Photo Marshal Richard Petty

USS Yorktown, one of 24 Essex-class aircraft carriers, sits proudly in Patriots Point.

The U.S.S. Yorktown, one of 24 Essex-class aircraft carriers, sits proudly in Patriots Point as Brandon Coulter makes his way through Charleston Harbor to the Cooper River. (Photo by Bassmaster Marshal Richard Petty)

The event is down to three anglers, each hoping to make a little history for themselves.

Before we get to that, let’s take a quick look into the history of the Low Country of South Carolina, which has so graciously hosted the Huk Performance Fishing Bassmaster Elite at Winyah Bay presented by GoRVing. The fishing derby is tied directly to the Winyah Bay Heritage Festival, after all.

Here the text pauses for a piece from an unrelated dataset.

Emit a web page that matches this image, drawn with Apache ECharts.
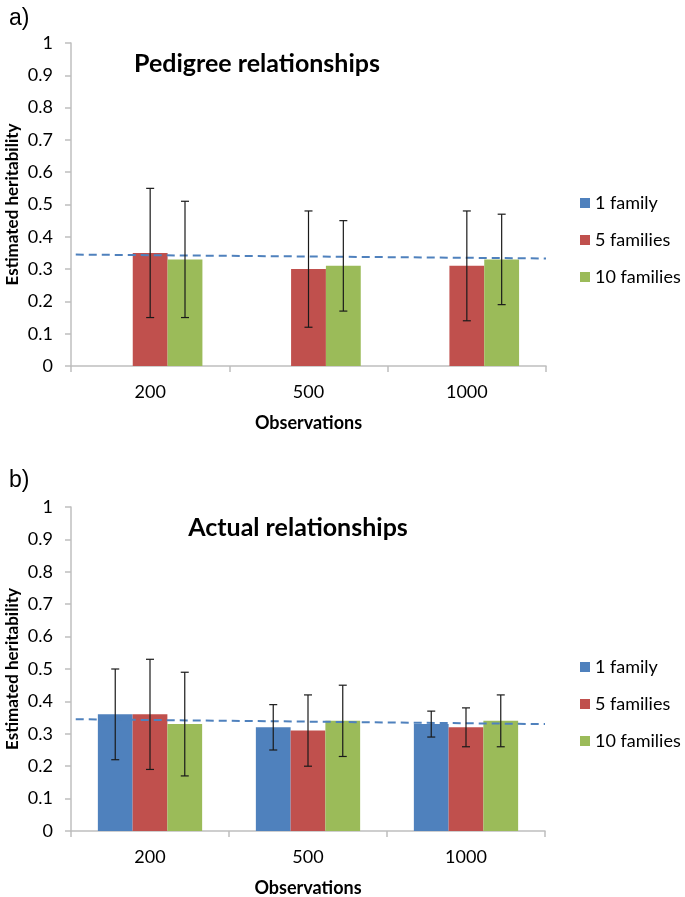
<!DOCTYPE html>
<html><head><meta charset="utf-8">
<script src="https://cdn.jsdelivr.net/npm/echarts@6/dist/echarts.min.js"></script>
<style>html,body{margin:0;padding:0;background:#fff}#c{width:685px;height:897px}</style>
</head><body><div id="c"></div>
<script>
const categories = ['200', '500', '1000'];
const seriesNames = ['1 family', '5 families', '10 families'];
const yTicks = [0, 0.1, 0.2, 0.3, 0.4, 0.5, 0.6, 0.7, 0.8, 0.9, 1];

// Panel a) Pedigree relationships
const pedOne = [null, null, null];
const pedFive = [0.35, 0.30, 0.31];
const pedTen = [0.33, 0.31, 0.33];
const pedOneLow = [null, null, null], pedOneHigh = [null, null, null];
const pedFiveLow = [0.15, 0.12, 0.14], pedFiveHigh = [0.55, 0.48, 0.48];
const pedTenLow = [0.15, 0.17, 0.19], pedTenHigh = [0.51, 0.45, 0.47];
const pedTrend = [0.345, 0.333];

// Panel b) Actual relationships
const actOne = [0.36, 0.32, 0.33];
const actFive = [0.36, 0.31, 0.32];
const actTen = [0.33, 0.34, 0.34];
const actOneLow = [0.22, 0.25, 0.29], actOneHigh = [0.50, 0.39, 0.37];
const actFiveLow = [0.19, 0.20, 0.26], actFiveHigh = [0.53, 0.42, 0.38];
const actTenLow = [0.17, 0.23, 0.26], actTenHigh = [0.49, 0.45, 0.42];
const actTrend = [0.345, 0.330];

const colors = ['#4F81BD', '#C0504D', '#9BBB59'];
const FONT = 'Lato';
const GAP = 0.34;

function errSeries(k, low, high, xi, yi) {
  const data = categories.map((c, i) => [i, low[i], high[i]]).filter(d => d[1] != null);
  return {
    type: 'custom', xAxisIndex: xi, yAxisIndex: yi, z: 10, silent: true,
    data: data,
    renderItem: function (params, api) {
      const ci = api.value(0);
      const lo = api.coord([ci, api.value(1)]);
      const hi = api.coord([ci, api.value(2)]);
      const bw = api.size([1, 0])[0];
      const barW = bw * (1 - GAP) / 3;
      const x = lo[0] + (k - 1) * barW;
      const cap = 4;
      const st = { stroke: '#1a1a1a', lineWidth: 1.2 };
      return { type: 'group', children: [
        { type: 'line', shape: { x1: x, y1: lo[1], x2: x, y2: hi[1] }, style: st },
        { type: 'line', shape: { x1: x - cap, y1: lo[1], x2: x + cap, y2: lo[1] }, style: st },
        { type: 'line', shape: { x1: x - cap, y1: hi[1], x2: x + cap, y2: hi[1] }, style: st }
      ]};
    }
  };
}

function barSeries(k, vals, xi, yi) {
  return { name: seriesNames[k], type: 'bar', xAxisIndex: xi, yAxisIndex: yi,
    data: vals, barGap: '0%', barCategoryGap: (GAP * 100) + '%',
    itemStyle: { color: colors[k] } };
}

function trendSeries(tr, xi, yi) {
  return { type: 'line', xAxisIndex: xi, yAxisIndex: yi, symbol: 'none', silent: true, z: 5,
    data: [[0.03, tr[0]], [3, tr[1]]],
    lineStyle: { color: '#4F81BD', width: 2, type: [8, 5] } };
}

const grids = [
  { left: 71, top: 43, width: 475, height: 323, containLabel: false, outerBoundsMode: 'none' },
  { left: 71, top: 507, width: 474, height: 324, containLabel: false, outerBoundsMode: 'none' }
];

const axisGray = '#BFBFBF';
function catAxis(gi) {
  return { type: 'category', gridIndex: gi, data: categories,
    name: 'Observations', nameLocation: 'middle', nameGap: 48, nameMoveOverlap: false,
    nameTextStyle: { fontFamily: FONT, fontWeight: 'bold', fontSize: 18, color: '#000' },
    axisLine: { lineStyle: { color: axisGray, width: 1.5 } },
    axisTick: { show: true, length: 6, lineStyle: { color: axisGray, width: 1.5 } },
    axisLabel: { fontFamily: FONT, fontSize: 18, color: '#000', margin: 17 } };
}
function hidAxis(gi) {
  return { type: 'value', gridIndex: gi, min: 0, max: 3, show: false };
}
function valAxis(gi) {
  return { type: 'value', gridIndex: gi, min: 0, max: 1, interval: 0.1,
    name: 'Estimated heritability', nameLocation: 'middle', nameGap: 50, nameRotate: 90, nameMoveOverlap: false,
    nameTextStyle: { fontFamily: FONT, fontWeight: 'bold', fontSize: 17, color: '#000' },
    axisLine: { show: true, lineStyle: { color: axisGray, width: 1.5 } },
    axisTick: { show: true, length: 6, lineStyle: { color: axisGray, width: 1.5 } },
    splitLine: { show: false },
    axisLabel: { fontFamily: FONT, fontSize: 18, color: '#000', margin: 18,
      formatter: v => { const t = yTicks.find(x => Math.abs(x - v) < 1e-6); return t === undefined ? '' : String(t); } } };
}

function legend(top) {
  return { orient: 'vertical', left: 575, top: top, itemWidth: 10, itemHeight: 10, itemGap: 19,
    icon: 'rect', data: seriesNames, selectedMode: false,
    textStyle: { fontFamily: FONT, fontSize: 18, color: '#000' } };
}

const option = {
  animation: false,
  title: [
    { text: 'a)', left: 4, top: 2, textStyle: { fontFamily: 'Liberation Sans', fontWeight: 'normal', fontSize: 23, color: '#000' } },
    { text: 'Pedigree relationships', left: 252, top: 46, textAlign: 'center', textStyle: { fontFamily: FONT, fontWeight: 'bold', fontSize: 25, color: '#000' } },
    { text: 'b)', left: 4, top: 464, textStyle: { fontFamily: 'Liberation Sans', fontWeight: 'normal', fontSize: 23, color: '#000' } },
    { text: 'Actual relationships', left: 293, top: 510, textAlign: 'center', textStyle: { fontFamily: FONT, fontWeight: 'bold', fontSize: 25, color: '#000' } }
  ],
  legend: [legend(189), legend(653)],
  grid: grids,
  xAxis: [catAxis(0), catAxis(1), hidAxis(0), hidAxis(1)],
  yAxis: [valAxis(0), valAxis(1)],
  series: [
    barSeries(0, pedOne, 0, 0), barSeries(1, pedFive, 0, 0), barSeries(2, pedTen, 0, 0),
    trendSeries(pedTrend, 2, 0),
    errSeries(0, pedOneLow, pedOneHigh, 0, 0), errSeries(1, pedFiveLow, pedFiveHigh, 0, 0), errSeries(2, pedTenLow, pedTenHigh, 0, 0),
    barSeries(0, actOne, 1, 1), barSeries(1, actFive, 1, 1), barSeries(2, actTen, 1, 1),
    trendSeries(actTrend, 3, 1),
    errSeries(0, actOneLow, actOneHigh, 1, 1), errSeries(1, actFiveLow, actFiveHigh, 1, 1), errSeries(2, actTenLow, actTenHigh, 1, 1)
  ]
};
echarts.init(document.getElementById('c')).setOption(option);
</script></body></html>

First off, we should start with Winyah, the name of the native Americans who plied these same waters eons ago. Winyah, just one of many places here that takes its name from Indian culture, is said to mean People of the Black Water.

The first foreigners to travel in the region were Spaniards. In fact, some historians claim American history really began here in 1526 with a failed settlement. Successful ones came, like Georgetown (1729), the third oldest city in South Carolina and its second largest port.

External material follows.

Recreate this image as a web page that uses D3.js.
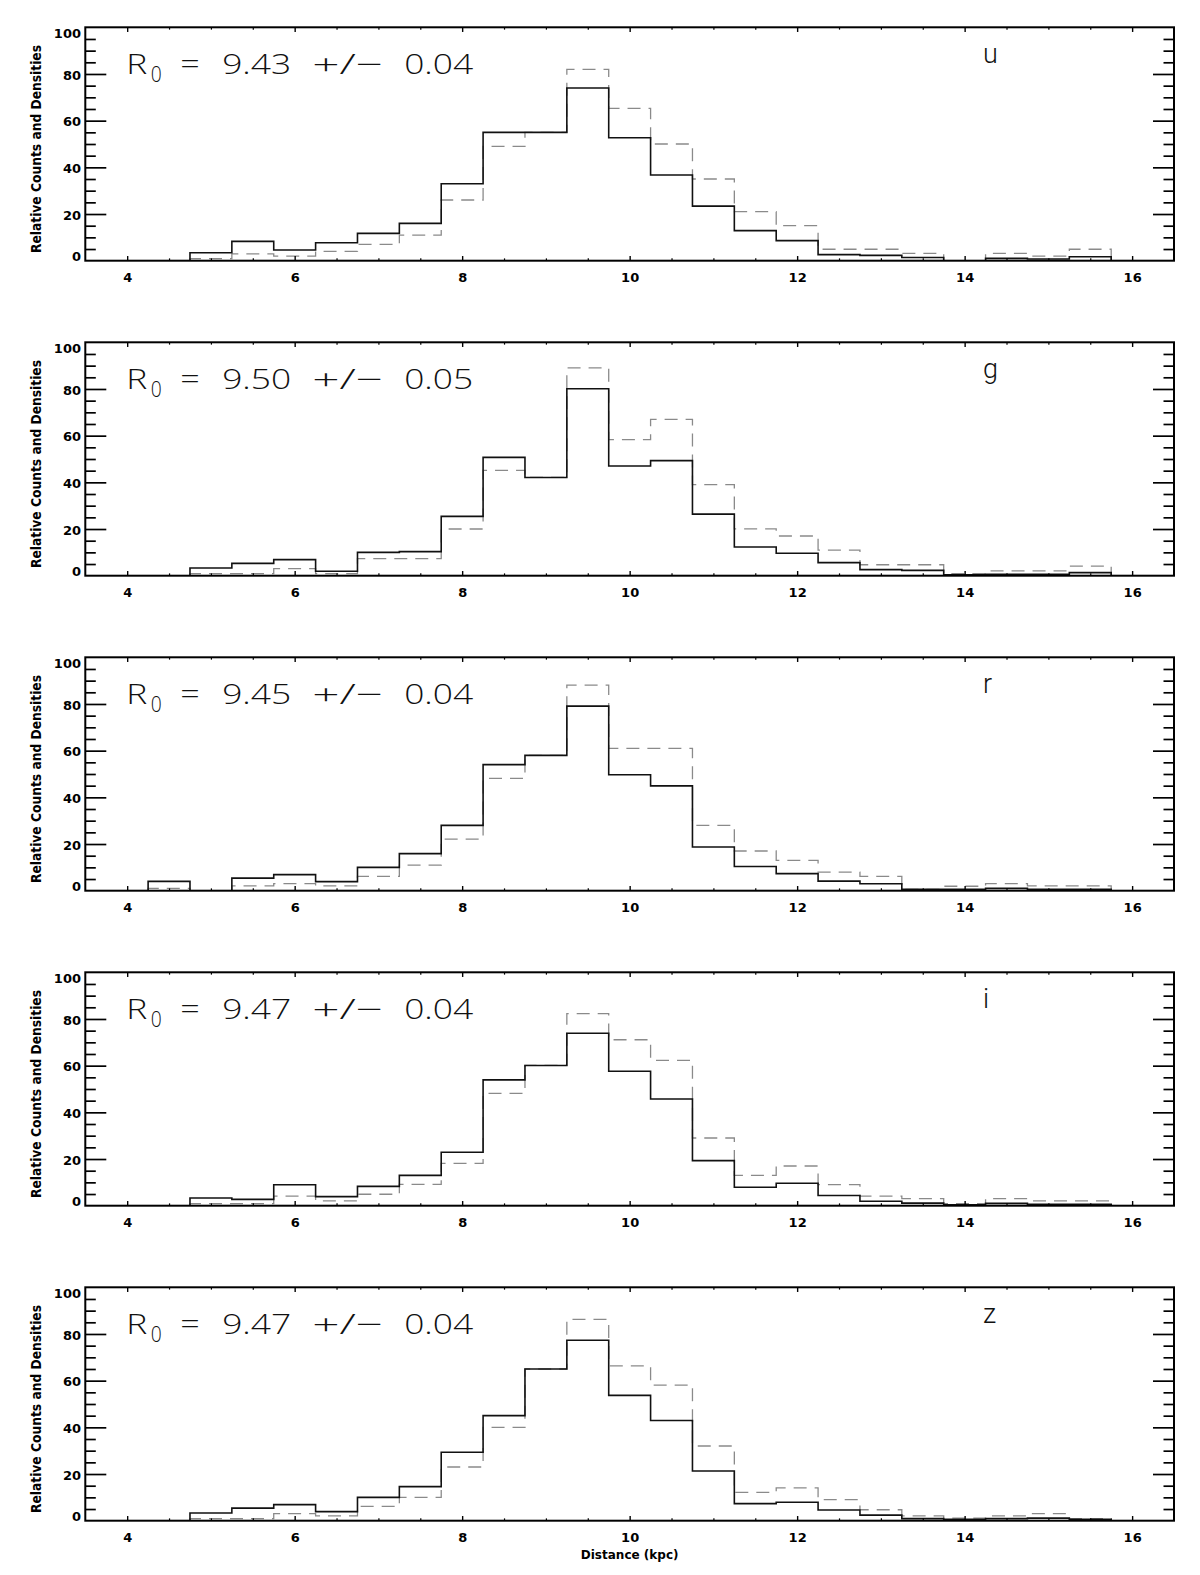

The busy seaports along the coast brought more than 2,000 pirates, including Edward Teach, aka Blackbeard. He was known for dressing to look like a demon from hell -- the better to scare his victims into surrender -- including smoke-producing fuses in his beard. Lt. Robert Maynard and crew ambushed and killed Blackbeard up the coast near Ocraroke Island. Blackbeard suffered five bullet wounds and 20 saber slashes before dying, and legend has it his decapitated body swam around the boat before sinking into the briny deeps. Arrrrrrgh.

Plantation life took over with crops of rice and indigo, and British taxation brought regional players into Revolutionary War roles. Thomas Lynch, Jr. was among the original signers of the Declaration of Independence, and planter Christopher Gadsden designed the “Don’t Tread on Me” flag. Another local planter, Francis Marion and his crew fought back the British, earning the nickname “Swamp Fox.” George Washington even visited Georgetown’s Masonic Lodge in 1791 to recognize these heroes.

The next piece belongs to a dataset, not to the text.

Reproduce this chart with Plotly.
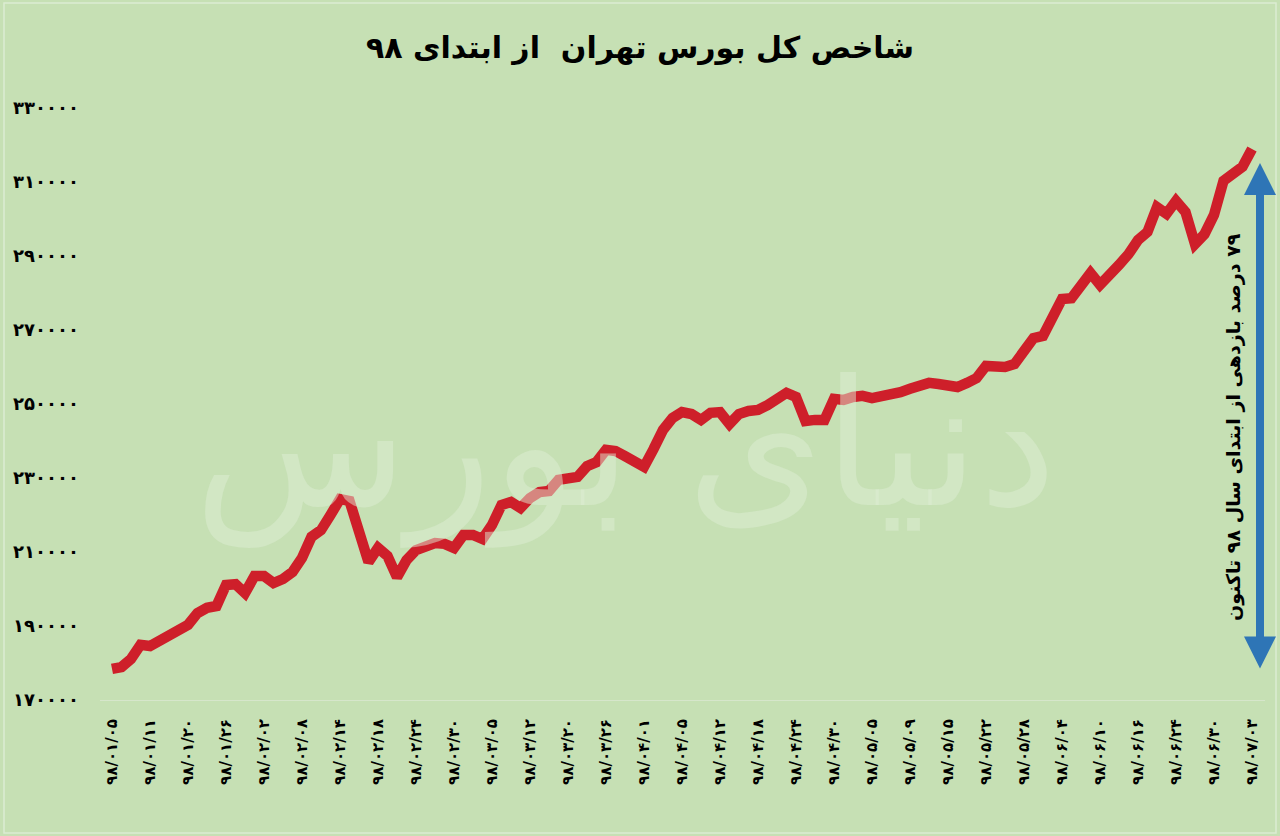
import plotly.graph_objects as go

# ---- data ----
index_values = [
    178400, 178900, 181100, 184900, 184600, 185900, 187600, 188400, 190300, 193500,
    194900, 195400, 201100, 201300, 198900, 203500, 203500, 201600, 202700, 204600,
    208400, 214100, 215900, 220000, 224300, 223800, 216500, 207300, 211100, 208900,
    203200, 207800, 210500, 211600, 212400, 212200, 211100, 214600, 214600, 213500,
    217300, 222700, 223500, 221900, 224600, 226200, 226500, 229500, 230000, 230300,
    233200, 234300, 237600, 237300, 235900, 234100, 233000, 237800, 243000, 246200,
    247800, 247300, 245700, 247600, 247800, 244600, 247300, 248100, 248400, 249700,
    251100, 253000, 251900, 245400, 245700, 245700, 251400, 251100, 251900, 252200,
    251600, 251900, 252400, 253200, 254100, 254600, 255700, 255400, 254900, 254600,
    255700, 257000, 260300, 260300, 260000, 260800, 264100, 267800, 268400, 273800,
    278400, 278600, 282200, 285400, 282200, 284600, 287600, 290500, 294300, 296500,
    303200, 301400, 304900, 301900, 293200, 295900, 301100, 310300, 311900, 314100,
    318900,
]

date_labels = [
    "۹۸/۰۱/۰۵", "۹۸/۰۱/۱۱", "۹۸/۰۱/۲۰", "۹۸/۰۱/۲۶", "۹۸/۰۲/۰۲", "۹۸/۰۲/۰۸",
    "۹۸/۰۲/۱۴", "۹۸/۰۲/۱۸", "۹۸/۰۲/۲۴", "۹۸/۰۲/۳۰", "۹۸/۰۳/۰۵", "۹۸/۰۳/۱۲",
    "۹۸/۰۳/۲۰", "۹۸/۰۳/۲۶", "۹۸/۰۴/۰۱", "۹۸/۰۴/۰۵", "۹۸/۰۴/۱۲", "۹۸/۰۴/۱۸",
    "۹۸/۰۴/۲۴", "۹۸/۰۴/۳۰", "۹۸/۰۵/۰۵", "۹۸/۰۵/۰۹", "۹۸/۰۵/۱۵", "۹۸/۰۵/۲۲",
    "۹۸/۰۵/۲۸", "۹۸/۰۶/۰۴", "۹۸/۰۶/۱۰", "۹۸/۰۶/۱۶", "۹۸/۰۶/۲۴", "۹۸/۰۶/۳۰",
    "۹۸/۰۷/۰۳",
]

y_tick_values = [170000, 190000, 210000, 230000, 250000, 270000, 290000, 310000, 330000]
y_tick_labels = ["۱۷۰۰۰۰", "۱۹۰۰۰۰", "۲۱۰۰۰۰", "۲۳۰۰۰۰", "۲۵۰۰۰۰",
                 "۲۷۰۰۰۰", "۲۹۰۰۰۰", "۳۱۰۰۰۰", "۳۳۰۰۰۰"]

title_text = "شاخص کل بورس تهران  از ابتدای ۹۸"
note_text = "\u200f۷۹ درصد بازدهی از ابتدای سال ۹۸ تاکنون"
watermark_text = "دنیای بورس"

# ---- derived ----
x_positions = list(range(len(index_values)))
label_step = 4
label_positions = x_positions[::label_step][:len(date_labels)]

BG = "#C6E0B4"
FONT = "DejaVu Sans"

fig = go.Figure()

fig.add_trace(go.Scatter(
    x=x_positions,
    y=index_values,
    mode="lines",
    line=dict(color="#CE1F2A", width=10.5, shape="linear"),
    hoverinfo="y",
    showlegend=False,
))

# plot area: left 100px, right 1265px, top 108px, bottom 700px
L, R, T, B = 100, 15, 108, 136
W, H = 1280, 836
pw = W - L - R
ph = H - T - B

def px_x(p):
    return (p - L) / pw

def px_y(p):
    return (H - B - p) / ph

fig.update_layout(
    width=W,
    height=H,
    paper_bgcolor=BG,
    plot_bgcolor=BG,
    margin=dict(l=L, r=R, t=T, b=B, autoexpand=False),
    font=dict(family=FONT, color="#000000"),
    title=dict(
        text="<b>" + title_text + "</b>",
        x=0.5, xanchor="center",
        y=1 - 47 / H, yanchor="middle",
        font=dict(size=30, family=FONT, color="#000000"),
    ),
    xaxis=dict(
        range=[-12 / 9.5, -12 / 9.5 + pw / 9.5],
        tickmode="array",
        tickvals=label_positions,
        ticktext=["<b>" + t + "</b>" for t in date_labels],
        tickangle=-90,
        tickfont=dict(size=15, family=FONT, color="#000000"),
        showgrid=False,
        zeroline=False,
        showline=True,
        linecolor="#D6E6CB",
        linewidth=1,
        ticks="",
        ticklabelstandoff=12,
        automargin=False,
        fixedrange=True,
    ),
    yaxis=dict(
        range=[170000, 330000],
        tickmode="array",
        tickvals=y_tick_values,
        ticktext=["<b>" + t + "</b>" for t in y_tick_labels],
        tickfont=dict(size=18, family=FONT, color="#000000"),
        showgrid=False,
        zeroline=False,
        showline=False,
        ticks="",
        ticklabelstandoff=20,
        automargin=False,
        fixedrange=True,
    ),
)

# faint watermark
fig.add_annotation(
    xref="paper", yref="paper",
    x=px_x(625), y=px_y(445),
    text=watermark_text,
    showarrow=False,
    font=dict(size=175, family=FONT, color="rgba(222,238,212,0.5)"),
    xanchor="center", yanchor="middle",
)

# double-headed blue arrow
fig.add_annotation(
    xref="paper", yref="paper",
    x=px_x(1260), y=px_y(163),
    ax=0, ay=670 - 163,
    text="",
    showarrow=True,
    arrowside="end+start",
    arrowhead=2, startarrowhead=2,
    arrowsize=0.8, startarrowsize=0.8,
    arrowwidth=8,
    arrowcolor="#2E75B6",
)

# rotated note text
fig.add_annotation(
    xref="paper", yref="paper",
    x=px_x(1233), y=px_y(427),
    text="<b>" + note_text + "</b>",
    textangle=-90,
    showarrow=False,
    font=dict(size=19, family=FONT, color="#000000"),
    xanchor="center", yanchor="middle",
)

# chart border
fig.add_shape(
    type="rect", xref="paper", yref="paper",
    x0=px_x(4), x1=px_x(1276), y0=px_y(833), y1=px_y(3),
    line=dict(color="#DCEBD2", width=1.5),
    fillcolor="rgba(0,0,0,0)",
    layer="below",
)

fig.write_html(
    "out.html",
    config={"displayModeBar": False},
    post_script="document.body.style.margin='0px';document.body.style.overflow='hidden';",
)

There’s tons more in the region’s historical timeline, and the Elites traveling to the Cooper River have seen some each day. At the entrance of Charleston Harbor are two historic forts, Moultrie and Sumter. The first fort, built of palmetto logs, inspired the flag and nickname of South Carolina, “The Palmetto State.”

Northeast in Charleston Harbor is Patriot’s Point, a naval museum that houses several U.S. warships, including an aircraft carrier and submarine, and 29 aircraft from WWII to present-day operations.

So when the good people gather for the Heritage Festival, they have some real history to celebrate.